Thursday, February 23, 2006

Away

So, I am leaving Daniel and Scott tomorrow morning for a two-day trip to the Raleigh/Chapel Hill area. Mother's guilt has set in BIG time. I leave tomorrow morning around 8, fly direct to Raleigh, and fly back Saturday night. I think I am going to be a crying mess on my way to the airport on the Metro tomorrow morning.

This has nothing to do with worrying about Daniel and Scott being on their own for the weekend. Scott will be GREAT. Daniel will be GREAT with Scott. I feel that I am shirking my duties as a mother by going. It's for Phi Mu, so it's not like I get paid for it. It's a volunteer gig. I used to really enjoy these weekend catching up with the friends I have made as a sorority volunteer these past 6 years. Now, I feel bad for going - like I am abandoning my son, my number one priority, for something that is not as important.

Scott has given me daily pep talks. He says it will be fun for me, that as a mom I also am a role model for my son and this is teaching Daniel that it is important to have interests and hobbies in your life. Isn't Scott the best?

So, I will brave independence for the first time overnight since Daniel was born 4 1/2 months ago. A friend told me that the time away will make me appreciate my time with him more. Well, I just don't know if that is possible, because I love my time with him everyday. I enjoy getting him out of bed every morning when he rubs his face in my shoulder and kicks and squeals as I change him. I love watching he and Scott interact over his breakfast. The looks of distaste on Daniel's face as we shove spoonfuls of cereal in his mouth crack me up. It amazes me how he is developing - jabbering away, reaching for everything, playing with his toys, discovering his feet, smiling and laughing, getting mad when you don't give him his bottle quick enough or put him in his car seat.

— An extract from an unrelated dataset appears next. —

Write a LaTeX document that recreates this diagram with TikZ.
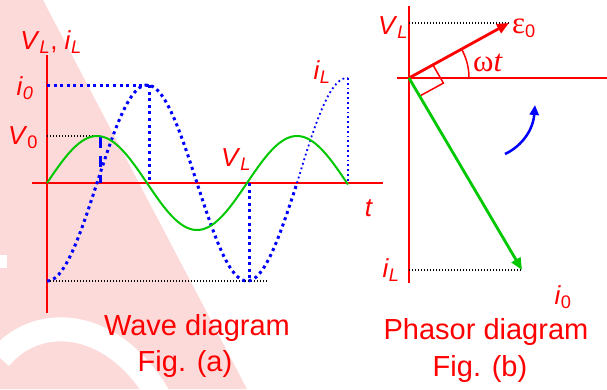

Two days is going to feel like a long time. I bet he rolls over, back to stomach, while I am away!!

p.s. Found the digital camera, but can't find the power cord. Once we sell this place I will be able to dig it out!

2 Comments:

Blogger The Notorious N.A.T said...

Well, i am sympathizing on the phi mu thing seeing as my dog child will be sad that her momma isn't home all weekend like usual to sleep and snuggle. It'll be good for you to get away . . . even though probably a hard couple days. I'm more sad over having to spend my entire weekend in phi mu la la land. Oh how our lives have changed...

2:31 PM  
Blogger NB-C said...

Yes, they've changed....just think ten years ago we lived and breathed Phi Mu...I threatened to walk out over the Rush video, we fought like hell to get THAT bitch in the chapter, and we were freaked out anytime someone mentioned that someone was in trouble (because the odds were that it was us were very high).

Now we stress over bills, spouses, and all the other adult crap...

You'll be fine...it will be good for you...too bad you'll be in NC instead of here in LexVegas!